Two mistakes can lead to incorrect analysis:

  1. Having all the data in hand but asking incorrect questions.
  2. Asking the correct questions but not looking into appropriate data for answers.

To avoid these, there is a simple 3-step process that you can follow:

    1. Formulate the right questions by keeping the business objectives in mind;
    2. Sift through all the data and extract relevant bits that will give actionable insights; and finally
    3. Analyze them to model strategic solutions.

No effort to unify dispersed data

The stagnant data silos can impede the data management and data integrity efforts of an organization. It can hamper productivity by coming in the way of organized data utilization and processing. The repository data is mostly unused, lying in some IT nooks that do not participate in the integrated voice of customer analysis. Ignoring internal data, which exists in several legacy systems and other internal data sources like surveys, call center notes, CRM etc. is a huge misstep.
For a complete data integration, it is important to build a 360-degree Voice of Customer Intelligence. It enables the integration of both the structured and the unstructured data which gives a complete view of the ecosystem under study.

For effective intelligence, this integration is needed.

Lack of inter-departmental synergy

The ‘Silo Mentality’ as defined by the Business Dictionary is a mindset present when certain departments or sectors do not wish to share information with others in the same company. This type of mentality will reduce efficiency in the overall operation, reduce morale, and may contribute to the demise of a productive company culture.

Any organization inevitably requires a coordinated working of different departments to reap results, due to which the presence of organizational silos proves to be a highly detrimental barrier to deal with. It’s a major roadblock for a data-driven business.
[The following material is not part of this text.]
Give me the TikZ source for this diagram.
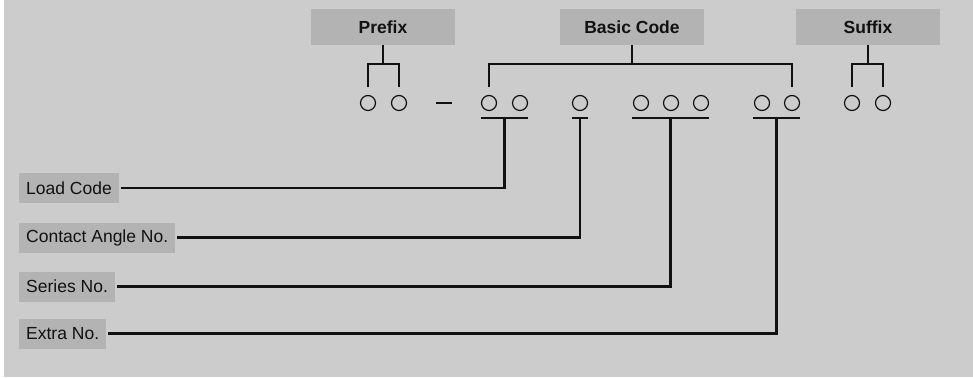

Tackling this, however, is easier than believed. The CMO-CIO synergy needs to be strengthened as the first major step towards breaking organizational silos. More often than not, what we see is a huge gap between the IT and marketing department, causing the lack of understanding and disorganized, haphazard flow of information between the two. Maximum efficiency can only be ensured by bridging the gap between them.
Other simple steps like:

  1. Bringing on board a Chief Data Officer,
  2. Enhancing Marketing-Technology synergy,
  3. Focusing on critical/relevant data etc. can help in breaking the organizational silos and maximizing a company’s productivity.

Opting for free/cheap big data tools

It’s true enough that the market today is full of free software providing easily accessible analytics to companies and promising complete integrated solutions to business problems. While not debunking their utility entirely, it is very important to understand that their functions serve only a limited purpose and in no way are enough to provide a wholesome analytics solution for the company’s specific requirements. Falling for the ‘free service’ tag can cost the organization its security and even present a possible threat of losing some of their precious data. This is because most open source software aren’t fully secured and are not known to scale well to the mammoth data analytics requirements.
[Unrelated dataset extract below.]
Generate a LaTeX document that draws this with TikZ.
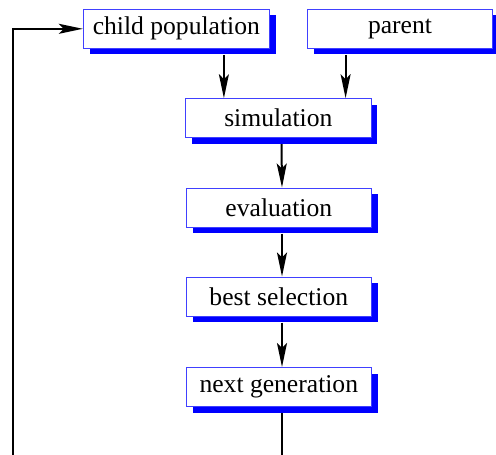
\documentclass[tikz,border=0pt]{standalone}
\usepackage{fontspec}
\setmainfont{Liberation Serif}
\usetikzlibrary{shadows,arrows.meta}
\begin{document}
\begin{tikzpicture}[x=0.5pt,y=-0.5pt,
  box/.style={draw=blue!75,line width=0.5pt,fill=white,inner sep=0pt,
    minimum height=19.5pt,
    font=\fontsize{12.8}{15}\selectfont,
    drop shadow={shadow xshift=3.2pt,shadow yshift=-3pt,fill=blue,opacity=1}},
  wide/.style={minimum width=93pt},
  arr/.style={-{Stealth[length=12pt,width=5pt,inset=2.5pt]},line width=1pt}]
\useasboundingbox (0,0) rectangle (496,454);
\node[box,wide] (child) at (176.3,28.8) {child population};
\node[box,minimum width=92.7pt] (parent) at (400,28.8) {parent};
\node[box,minimum width=92.7pt] (sim) at (278.3,118.2) {simulation};
\node[box,minimum width=92.7pt] (eval) at (278.8,207.5) {evaluation};
\node[box,minimum width=92.7pt] (best) at (278.8,296.5) {best selection};
\node[box,minimum width=92.7pt] (next) at (278.8,387) {next generation};
\path (sim.north west) ++(38.8,0) coordinate (s1);
\path (sim.north west) ++(160.5,0) coordinate (s2);
\coordinate (low) at (13,480);
\draw[arr] ([yshift=-3pt]child.south -| s1) -- (s1);
\draw[arr] ([yshift=-3pt]parent.south -| s2) -- (s2);
\draw[arr] ([xshift=1.6pt,yshift=-3pt]sim.south) -- ([xshift=1.6pt]eval.north);
\draw[arr] ([xshift=1.6pt,yshift=-3pt]eval.south) -- ([xshift=1.6pt]best.north);
\draw[arr] ([xshift=1.6pt,yshift=-3pt]best.south) -- ([xshift=1.6pt]next.north);
\draw[arr] ([xshift=1.6pt,yshift=-3pt]next.south) |- (low) |- (child.west);
\end{tikzpicture}
\end{document}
A company, therefore, must firstly understand and define its objectives and requirements and then accordingly go for a solution provider who offers them the customized services.

Letting the big data solution drive the results instead of the business objective

All the big data and analytics center on business objectives at the end of the day. The extraction, processing and analyzing are all done with the intention of solving business issues which invariably lie at the core of all the ventures of the company, including the most technologically demanding big data project. The CIO must streamline all his IT workflows with the marketing goals. This alignment between technology and business is of utmost importance because excess focus on only the technological front without periodic business intervention and review would produce incongruous data and hinder productivity.

Using customer  intelligence can ensure high ROI and tangible outputs. A synergy of data scientists, consultants, processes and technologists is a must for an efficient working and delivery of customized, problem-specific solutions to business issues.